19. Merged Data Store View

The GeoMesa Merged Data Store View provides a unified way to query multiple data stores concurrently. For example, you may want to store more recent data in an HBase data store instance, and older data in a FileSystem data store instance to reduce storage costs, but still provide a single layer to query both.

Warning

The Merged Data Store View is an alpha-level feature, and may change without notice

In comparison to the Lambda Data Store, the Merged Data Store View does not provide any management for transitioning features between data stores. All writes must be done through the underlying stores directly, and if the same features exist in multiple stores, they may be returned multiple times in a single query response.

In order to use a layer through the Merged Data Store View, the SimpleFeatureType must exist (and match) in all of the underlying stores. If a schema exists in some stores but not all of them, it will not show up in the merged view.

19.1. Installation

The Merged Data Store View is available in the geomesa-index-api JAR, which is bundled by default with all GeoMesa data stores.
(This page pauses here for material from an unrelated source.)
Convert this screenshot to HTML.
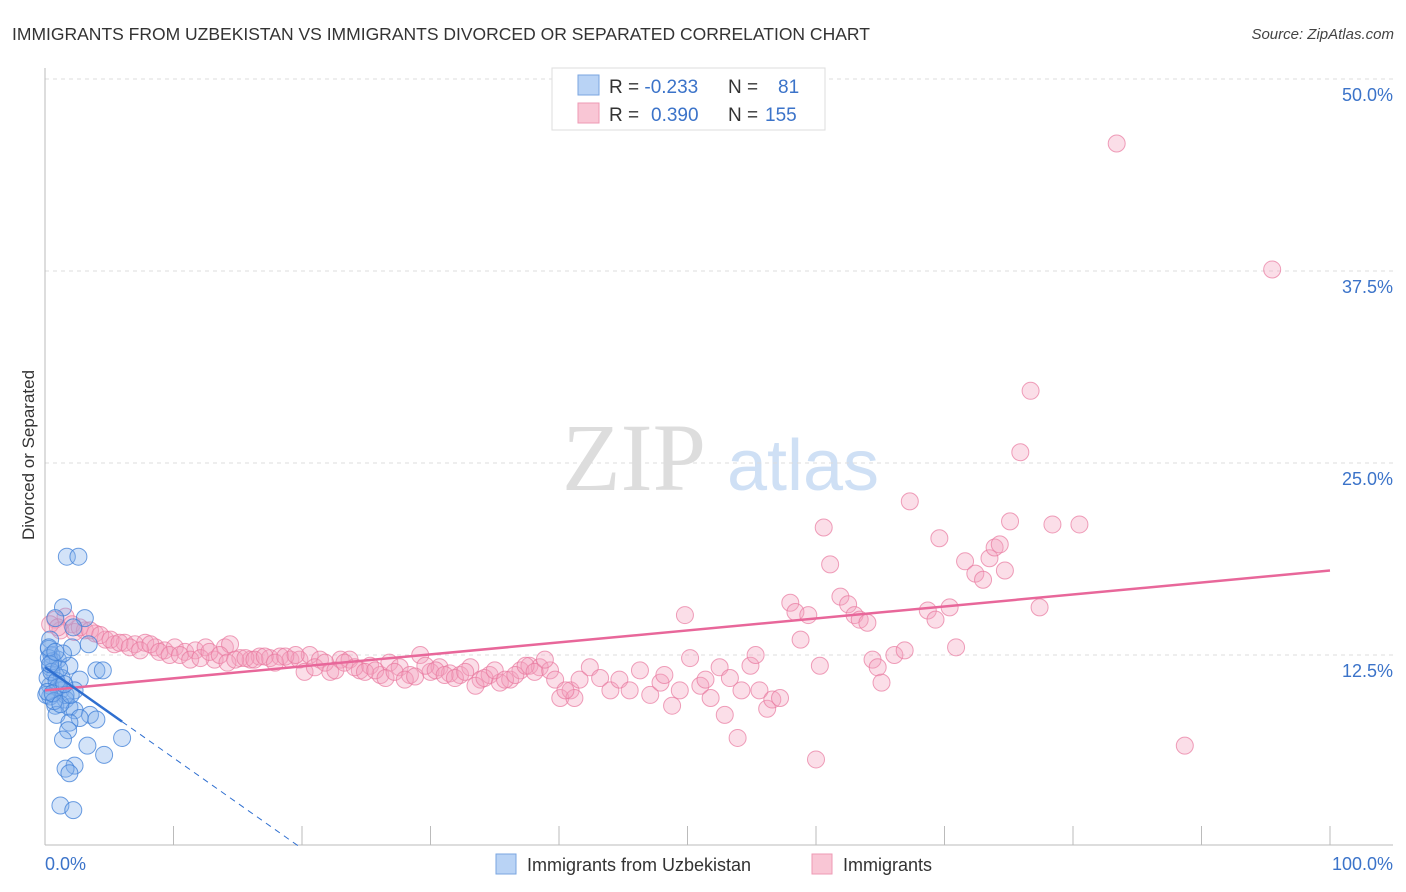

The underlying stores being merged must be installed separately; see the relevant documentation for each store. Depending on the stores being merged, you may need to resolve classpath conflicts between the store dependencies.

19.2. Usage

The Merged Data Store View can be instantiated through the standard GeoTools DataStoreFinder or the GeoServer New Data Source page. It only requires a single parameter: geomesa.merged.stores.

geomesa.merged.stores should be a TypeSafe Config string the defines the parameters for each merged store. The config should have a top-level key of stores that is a list of objects, where each object is a set of key-value pairs corresponding to the parameters for a single data store.

For example, to merge a GeoMesa Accumulo data store with a PostGis data store, you could use the following config:

{
  "stores": [
    {
      "accumulo.zookeepers": "localhost",
      "accumulo.instance.id": "test",
      "accumulo.catalog": "test",
      "accumulo.user": "test",
      "accumulo.password": "test"
    },
    {
      "dbtype": "postgis",
      "host": "localhost",
      "port": "5432",
      "database": "test",
      "user": "test",
      "passwd": "test"
    }
  ]
}

19.3. Query Filtering

If the stores being merged have known characteristics, filters can be applied selectively to each store in order to speed up queries. The filter is specified along with the other store parameters, under the key geomesa.merged.store.filter, and should be an ECQL filter string.

The filter will be applied against any query, in addition to the query filter. This can be used to short-circuit queries that are not relevant for a particular store. For example, if one store contains features from the past 24 hours, and a second store contains features older than 24 hours, then you could configure them with time-based filters:

{
  "stores": [
    {
      // regular store parameters go here
      "geomesa.merged.store.filter": "dtg >= currentDate('-P1D')"
    },
    {
      // regular store parameters go here
      "geomesa.merged.store.filter": "dtg < currentDate('-P1D')"
    }
  ]
}

19.4. Config Provider

As an alternative to specifying geomesa.merged.stores, config loading can be delegated to a provider interface: org.locationtech.geomesa.index.view.MergedViewConfigLoader. Implementations of this class must be made available via Java SPI loading, with a special descriptor defined in META-INF/services. To use a config provider, use the parameter geomesa.merged.loader set to the full class name of the provider class. In GeoServer, available providers will be displayed in a selection list.

Note that you may combine the explicit configuration of geomesa.merged.stores with the delegated configuration of geomesa.merged.loader, in which case the two configurations will be merged.